Over 4,000 Canadian soldiers perished in the Battle of Passchendaele, but a century on, many Canadians don’t even know which war the battle was a part of.
That’s one of the findings of a new Ipsos poll, conducted for the Vimy Foundation, which set out to gauge Canadians’ awareness of two major First World War battles that mark their centenary this year: Vimy Ridge and Passchendaele.
For the poll, 1,001 Canadians were given a list of six wars and asked to identify which one was associated with the Battle of Passchendaele, which drew to a close 100 years ago today. Only 35 per cent correctly picked out the First World War.
Eleven per cent chose one of the five wrong options — the War of 1812, Second World War, Korean War, Vietnam War and Afghan War — while just over half of the respondents said they didn’t know.
Millennials (people aged 18 to 34) fared particularly poorly, with only 27 per cent getting it right. That’s just slightly better than pure chance.
However, older respondents didn’t fare spectacularly well either, with 32 per cent of Gen Xers and 44 per cent of baby boomers able to identify that Passchendaele was fought during the First World War.
Canadians were better when it came to their knowledge of the Battle of Vimy Ridge, with 36 per cent of millennials, 46 per cent of Gen Xers and 60 per cent of baby boomers correctly picking the First World War.
WATCH: 100th anniversary of Battle of Passchendaele marked by Canadians
Canadian troops arrived in Passchendaele on Oct. 26, 1917, to relieve the battered Australian and New Zealand (ANZAC) forces, who had already been fighting there for nearly three months, according to Veterans Affairs.
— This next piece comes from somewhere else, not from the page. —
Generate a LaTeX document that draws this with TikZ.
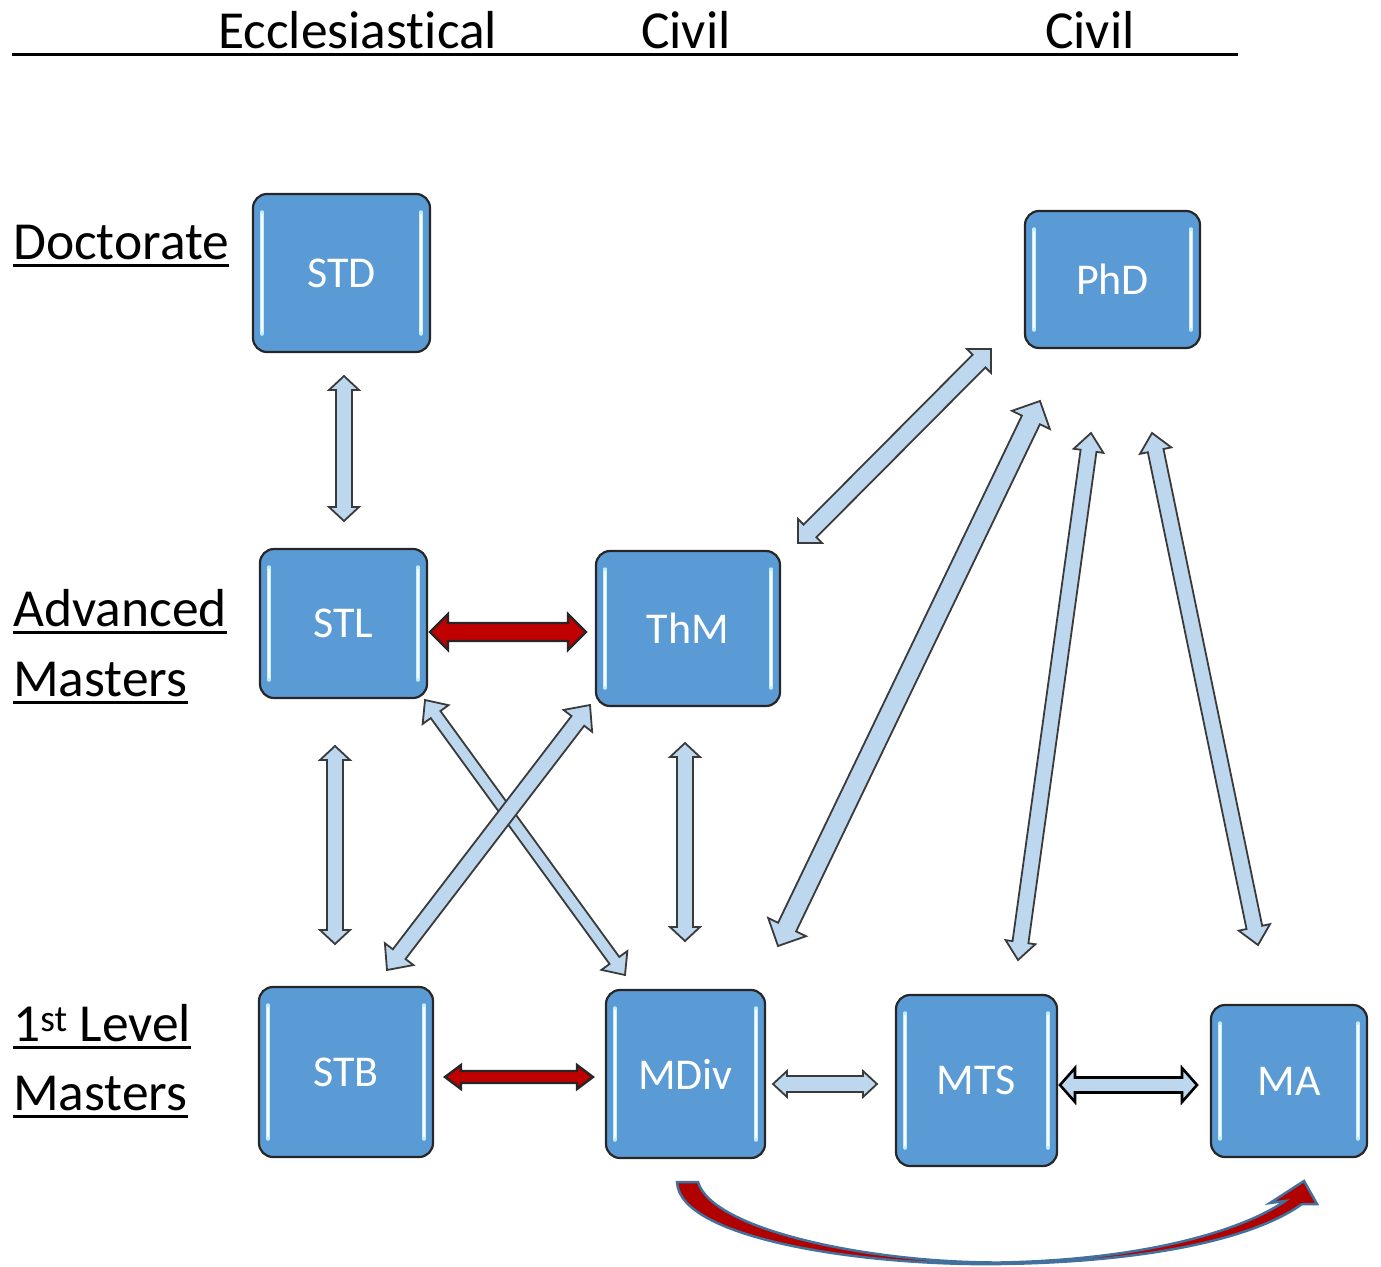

On Nov. 6, the Canadian troops and their British counterparts launched an assault to capture the village of Passchendaele. German forces were finally cleared from the area a few days later.
But the victory came at a great cost, with over 4,000 Canadian soldiers losing their lives and nearly 12,000 wounded. Nine Canadians were awarded the Victoria Cross for their displays of bravery at Passchendaele.
But the poll suggests Canadians’ collective memory of Passchendaele is in danger of eroding.
“We have a promise that we made 100 years ago after these battles were fought and won that we would never forget, and what some of these findings are showing is that we are starting to forget,” the Vimy Foundation’s executive director Jeremy Diamond told Global News.
“There are no veterans left to tell these stories anymore … we’re now losing our Second World War veterans so quickly, and in 10 years we’re going to be having the same conversation about how important it is to share their stories.”
Diamond says he hopes the ongoing centennial commemorations will help boost knowledge of Passchendaele among Canadians and improve their scores in next year’s edition of the poll.
“We have to figure out new ways to keep the stories alive,” he says.
WATCH: Canadians set to mark 100 years since victory at Passchendaele
Bruce Leeming of Combermere, Ont., is hoping to do just that.
Leeming, whose grandfather fought at Passchendaele before going on to serve during the Second World War, is working on a series of books about the stories of First World War soldiers.
“Most soldiers who saw hell in war did not talk about war at all,” Leeming told Global News from Belgium, where he was preparing to take in the torchlight ceremony at the Passchendaele Canadian Memorial. “But what I have learned for many years from many in my family who served is that war is not the answer.
“Both my grandfathers served and five great-uncles — three killed in action — my father, father-in-law, stepfather and three uncles,” Leeming said. “So I better do something.”